Before initiating a strategic sourcing process, the financial institution evaluated multiple criteria to determine the most effective strategy for sourcing this category. Given the importance it placed on maintaining a few strategic consulting relationships, the company pursued a sourcing approach that would tighten existing agreements, introduce greater partnering elements to the relationship, and expand contract scope to more geographies.

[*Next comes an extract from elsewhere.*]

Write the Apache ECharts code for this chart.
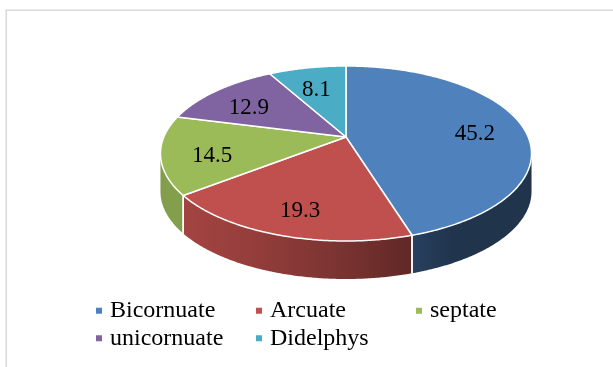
<!DOCTYPE html>
<html>
<head>
<meta charset="utf-8">
<script src="https://cdn.jsdelivr.net/npm/echarts@6/dist/echarts.min.js"></script>
<style>
html,body{margin:0;padding:0;background:#fff;}
#chart{width:613px;height:367px;}
</style>
</head>
<body>
<div id="chart"></div>
<script>
// ---- data ----
const categories = ['Bicornuate', 'Arcuate', 'septate', 'unicornuate', 'Didelphys'];
const values = [45.2, 19.3, 14.5, 12.9, 8.1];
const colors = ['#4F81BD', '#C0504D', '#9BBB59', '#8064A2', '#4BACC6'];

// ---- layout of the 3D pie (perspective ellipse) ----
const CX = 346, CY = 137, RA = 182.2, RB = 84.4, K = 0.1886, DEPTH = 38;
const LABEL_R = 0.73, LABEL_DY = 6;
const FONT = '"Liberation Serif", "Times New Roman", serif';

const total = values.reduce((a, b) => a + b, 0);
const TH_L = Math.acos(-K), TH_R = 2 * Math.PI - TH_L;

function proj(theta, r, h) {
  const u = r * Math.sin(theta), v = -r * Math.cos(theta);
  const d = 1 - K * v;
  return [CX + RA * u / d, CY + RB * v / d + (h || 0)];
}
function shade(hex, theta) {
  const nx = Math.sin(theta), ny = -Math.cos(theta);
  const dot = Math.max(0, nx * -0.866 + ny * 0.5);
  const f = 0.40 + 0.45 * dot;
  const n = parseInt(hex.slice(1), 16);
  const r = Math.round(((n >> 16) & 255) * f), g = Math.round(((n >> 8) & 255) * f), b = Math.round((n & 255) * f);
  return 'rgb(' + r + ',' + g + ',' + b + ')';
}
function arc(a, b, h) {
  const pts = [];
  const steps = Math.max(2, Math.ceil((b - a) / (Math.PI / 360)));
  for (let s = 0; s <= steps; s++) pts.push(proj(a + (b - a) * s / steps, 1, h));
  return pts;
}

function makeRender(i) {
  return function (params, api) {
    let before = 0;
    for (let j = 0; j < i; j++) before += values[j];
    const v = api.value(0);
    const a = before / total * 2 * Math.PI;
    const b = (before + v) / total * 2 * Math.PI;
    const color = colors[i];
    const children = [];
    // side face
    const sa = Math.max(a, TH_L), sb = Math.min(b, TH_R);
    if (sb > sa) {
      const top = arc(sa, sb, 0);
      const bot = arc(sa, sb, DEPTH).reverse();
      const xl = proj(sb, 1, 0)[0], xr = proj(sa, 1, 0)[0];
      const stops = [];
      const N = 24;
      for (let s = 0; s <= N; s++) {
        const t = sb - (sb - sa) * s / N;
        const x = proj(t, 1, 0)[0];
        stops.push({ offset: Math.min(1, Math.max(0, (x - xl) / (xr - xl))), color: shade(color, t) });
      }
      children.push({
        type: 'polygon', z2: 1,
        shape: { points: top.concat(bot) },
        style: { fill: { type: 'linear', x: xl, y: 0, x2: xr, y2: 0, global: true, colorStops: stops }, stroke: null }
      });
      [a, b].forEach(function (t) {
        if (t > TH_L + 0.01 && t < TH_R - 0.01) {
          const p1 = proj(t, 1, 0), p2 = proj(t, 1, DEPTH);
          children.push({ type: 'line', z2: 2, shape: { x1: p1[0], y1: p1[1], x2: p2[0], y2: p2[1] }, style: { stroke: '#fff', lineWidth: 1.5 } });
        }
      });
    }
    // top face
    const pts = [proj(0, 0, 0)].concat(arc(a, b, 0));
    children.push({
      type: 'polygon', z2: 10,
      shape: { points: pts },
      style: { fill: color, stroke: '#fff', lineWidth: 1.5, lineJoin: 'round' }
    });
    // label
    const m = (a + b) / 2;
    const lp = proj(m, LABEL_R, 0);
    children.push({
      type: 'text', z2: 20,
      style: { text: v.toFixed(1), x: lp[0], y: lp[1] + LABEL_DY, fill: '#000', fontSize: 23, fontFamily: FONT, align: 'center', verticalAlign: 'middle' }
    });
    return { type: 'group', children: children };
  };
}

const chart = echarts.init(document.getElementById('chart'), null, { renderer: 'canvas' });
chart.setOption({
  animation: false,
  backgroundColor: '#fff',
  graphic: [{
    type: 'rect', silent: true,
    shape: { x: 6.25, y: 10.25, width: 700, height: 500 },
    style: { fill: null, stroke: '#D9D9D9', lineWidth: 1.5 }
  }],
  legend: {
    left: 96, top: 297, width: 490, padding: 0,
    itemWidth: 6, itemHeight: 6, itemGap: 0, icon: 'rect',
    data: categories,
    textStyle: { fontFamily: FONT, fontSize: 24, color: '#000', width: 146, padding: [0, 0, 0, 3], lineHeight: 27.5 }
  },
  series: categories.map(function (name, i) {
    return {
      type: 'custom', name: name, coordinateSystem: 'none',
      itemStyle: { color: colors[i] },
      data: [values[i]],
      renderItem: makeRender(i)
    };
  })
});
</script>
</body>
</html>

A strategic sourcing process was then initiated to ultimately define the ideal master services agreement and select preferred vendors. Due to the highly personal nature of determining consultant capability, the company had to engage and collaborate among a very broad mix of internal stakeholders to craft vendor requirements and evaluate different consultants. The sourcing team evaluated vendor capabilities in the areas of brand image, thought leadership, global reach, and depth of people knowledge, and ultimately selected a consulting firm with the highest combined score to meet these requirements.
With the selection of a preferred vendor complete, the financial institution's next effort was to implement the contract and execute the relationship as quickly as possible so that the extended organization could realize benefits of the newly sourced agreement. These steps included engaging its legal department to negotiate detailed terms and conditions, publicizing and publishing the approved master services agreement to internal buying groups, and enabling the execution of consulting projects against this agreement. Importantly, the company could now ensure that preferred vendors and negotiated fees were being leveraged by invoice activity and related line item pricing against sourced master services agreements.

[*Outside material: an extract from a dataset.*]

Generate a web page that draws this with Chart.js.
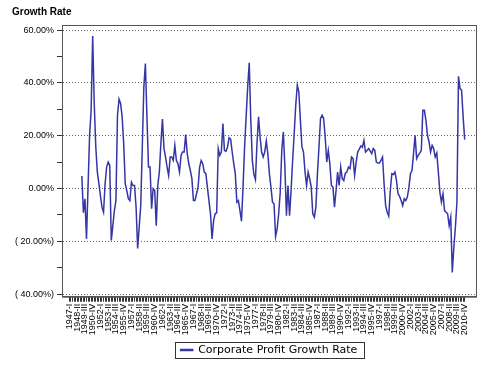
<!DOCTYPE html>
<html>
<head>
<meta charset="utf-8">
<script src="https://cdn.jsdelivr.net/npm/chart.js@4.4.1/dist/chart.umd.min.js"></script>
<style>
  html, body { margin: 0; padding: 0; background: #fff; }
</style>
</head>
<body>
<canvas id="graficoLucro" width="490" height="368"></canvas>
<script>
// quarters 1947-I .. 2010-IV (category labels)
var romanos = ['I', 'II', 'III', 'IV'];
var trimestres = [];
for (var ano = 1947; ano <= 2010; ano++) {
    romanos.forEach(function (r) { trimestres.push(ano + '-' + r); });
}

// year-over-year growth, %, series starts 1949-I
var crescimento = [
    null, null, null, null, null, null, null, null,
    4.7, -9.2, -3.9, -19.1, 0.5, 20, 29.6, 57.7,
    32.2, 15.7, 6.2, 1.8, -2.7, -7.1, -9.0, 1.8,
    8.1, 10.0, 8.7, -19.7, -14.1, -8.4, -4.6, 27.7,
    33.8, 32.2, 27.1, 17, 1.8, -0.8, -3.9, -4.6,
    2.4, 1.1, 1.1, -7.1, -22.7, -14.7, -6.5, 15.7,
    38.5, 47.3, 27.1, 8.1, 8.1, -7.7, -0.1, -0.8,
    -14.1, 1.1, 6.2, 17, 26.3, 15.1, 11.9, 8.1,
    4.9, 11.9, 11.9, 10.6, 16.3, 10.6, 9.4, 6.2,
    12.5, 13.8, 13.8, 20.4, 13.2, 9.4, 6.8, 3.7,
    -4.6, -4.6, -2.0, 0.5, 8.1, 10.6, 9.4, 6.2,
    5.6, 0.5, -4.6, -9.6, -19.1, -12.2, -9.6, -9.2,
    15.1, 12.5, 13.8, 24.6, 14.4, 14.1, 15.7, 19.2,
    18.7, 13.8, 9.4, 5.6, -5.2, -4.6, -8.4, -12.4,
    0.5, 15.7, 27.1, 38.5, 47.6, 25.8, 10.6, 5.3,
    3.3, 17, 27.1, 19.5, 13.8, 11.9, 13.8, 18,
    13.2, 5.6, 0.5, -5.2, -5.8, -18.2, -15.3, -9.6,
    -1.4, 14.4, 21.4, 8.1, -10.3, 1.1, -10.3, -0.8,
    10.6, 20.8, 31.5, 39.1, 36.6, 25.8, 15.7, 13.8,
    6.2, 1.1, 6.2, 3.7, 0.5, -9.6, -10.9, -7.1,
    5.6, 15.7, 26.5, 27.7, 26.5, 19.5, 10, 14.4,
    9.4, 1.1, 0.5, -7.1, -0.8, 6.2, 1.1, 8.1,
    3.7, 3, 5.8, 6.2, 8.1, 7.5, 11.9, 11.3,
    4.9, 10, 13.8, 14.9, 16.1, 15.6, 18.2, 13.8,
    14.4, 15.1, 14.2, 13.2, 15.1, 14.4, 10, 9.6,
    9.6, 10.6, 11.9, 1.8, -6.5, -9.0, -10.5, -0.8,
    5.6, 5.3, 6.2, 3, -2, -3, -4.6, -6.5,
    -3.9, -4.6, -3.3, 0.3, 5.6, 6.8, 13.2, 20.1,
    11.3, 12.5, 13.4, 14.4, 29.6, 29.6, 25.8, 20.1,
    17.6, 13.8, 16.3, 15.1, 11.9, 13.4, 6.2, -1.4,
    -5.2, -2, -8.4, -9, -9.6, -14.1, -10.9, -31.8,
    -22.3, -14.7, -5.2, 42.5, 37.8, 37.2, 27.1, 18.5
];

var ticksY = [-40, -30, -20, -10, 0, 10, 20, 30, 40, 50, 60];

Chart.defaults.font.family = "'Liberation Sans', Arial, sans-serif";
Chart.defaults.color = '#000';

function formatoPct(v) {
    if (v < 0) return '( ' + Math.abs(v).toFixed(2) + '%)';
    return v.toFixed(2) + '%';
}

// box around the plot and around the legend
var moldura = {
    id: 'moldura',
    afterLayout: function (chart) {
        var a = chart.chartArea, lg = chart.legend;
        lg.left = a.left; lg.right = a.right; lg.width = a.right - a.left;
    },
    afterDraw: function (chart) {
        var ctx = chart.ctx, a = chart.chartArea;
        ctx.save();
        ctx.setLineDash([]);
        ctx.strokeStyle = '#555';
        ctx.lineWidth = 1;
        ctx.strokeRect(a.left + 0.5, a.top + 0.5, a.right - a.left, a.bottom - a.top);
        var hb = chart.legend.legendHitBoxes[0];
        ctx.strokeStyle = '#333';
        ctx.strokeRect(Math.round(hb.left - 6) + 0.5, Math.round(hb.top - 3) + 0.5,
            Math.round(hb.width + 12), Math.round(hb.height + 5));
        ctx.restore();
    }
};

new Chart(document.getElementById('graficoLucro').getContext('2d'), {
    type: 'line',
    data: {
        datasets: [{
            label: 'Corporate Profit Growth Rate',
            data: crescimento.map(function (v, i) { return { x: i, y: v }; }),
            borderColor: '#3535a5',
            backgroundColor: '#3535a5',
            borderWidth: 1.5,
            pointRadius: 0,
            tension: 0,
            fill: false
        }]
    },
    options: {
        responsive: false,
        animation: false,
        layout: { padding: { left: 12, right: 14, top: 0, bottom: 2.5 } },
        plugins: {
            title: {
                display: true,
                text: 'Growth Rate',
                align: 'start',
                font: { size: 10, weight: 'bold' },
                padding: { top: 6, bottom: 7 }
            },
            legend: {
                position: 'bottom',
                labels: { boxWidth: 12, boxHeight: 1, padding: 5, font: { size: 11, family: "'DejaVu Sans', sans-serif" } }
            },
            tooltip: { enabled: false }
        },
        scales: {
            x: {
                type: 'linear',
                bounds: 'data',
                min: -4.8,
                max: 262.3,
                afterBuildTicks: function (s) {
                    s.ticks = trimestres.map(function (t, i) { return { value: i }; });
                },
                afterFit: function (s) { s.height = 42.8; },
                grid: { drawOnChartArea: false, drawTicks: true, tickLength: 5, tickColor: '#333' },
                border: { display: true, color: '#555' },
                ticks: {
                    autoSkip: false,
                    maxRotation: 90,
                    minRotation: 90,
                    padding: 2,
                    font: { size: 9 },
                    callback: function (v) { return v % 5 === 0 ? trimestres[v] : ''; }
                }
            },
            y: {
                min: -41,
                max: 61.9,
                afterBuildTicks: function (s) {
                    s.ticks = ticksY.map(function (v) { return { value: v }; });
                },
                afterFit: function (s) { s.width = 50; },
                grid: {
                    color: function (c) { return c.tick && c.tick.value % 20 === 0 ? '#666' : 'rgba(0,0,0,0)'; },
                    tickColor: '#333',
                    tickLength: 5
                },
                border: { color: '#555', dash: [1, 2] },
                ticks: {
                    padding: 3,
                    font: { size: 9 },
                    callback: function (v) { return v % 20 === 0 ? formatoPct(v) : ''; }
                }
            }
        }
    },
    plugins: [moldura]
});
</script>
</body>
</html>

Finally, by pursuing this integrated, closed-loop process, the financial institution could more easily monitor its success in managing consulting services spend against predefined spend goals. Given the highly qualitative deliverables associated with consulting, the company also deployed this continuous process with technology that enabled the capture of end user assessments on provider performance on a project-by-project basis. These quantitative and qualitative metrics allowed the company to form a supplier knowledge repository that could be tapped into and leveraged for ongoing supplier management purposes or for supporting the start of another strategic sourcing effort.
Conclusion
The ever-increasing pressure to cut costs and improve bottom line performance makes effective ESM more crucial today than ever before. However, to achieve these goals and build a true core competence in ESM, companies need to employ the right strategy and process. ESM must be introduced and implemented as a single, integrated initiative across the enterprise with steps in the process implemented in an appropriate, category-specific manner. Moreover, ESM solutions should deliver on the three key metrics of participation, speed, and knowledge, enabling the accurate measurement essential to ongoing improvement. Only by adhering to these critical requirements can companies fully realize the exceptional spend management efficiency and deep, sustainable savings that are the promise of ESM.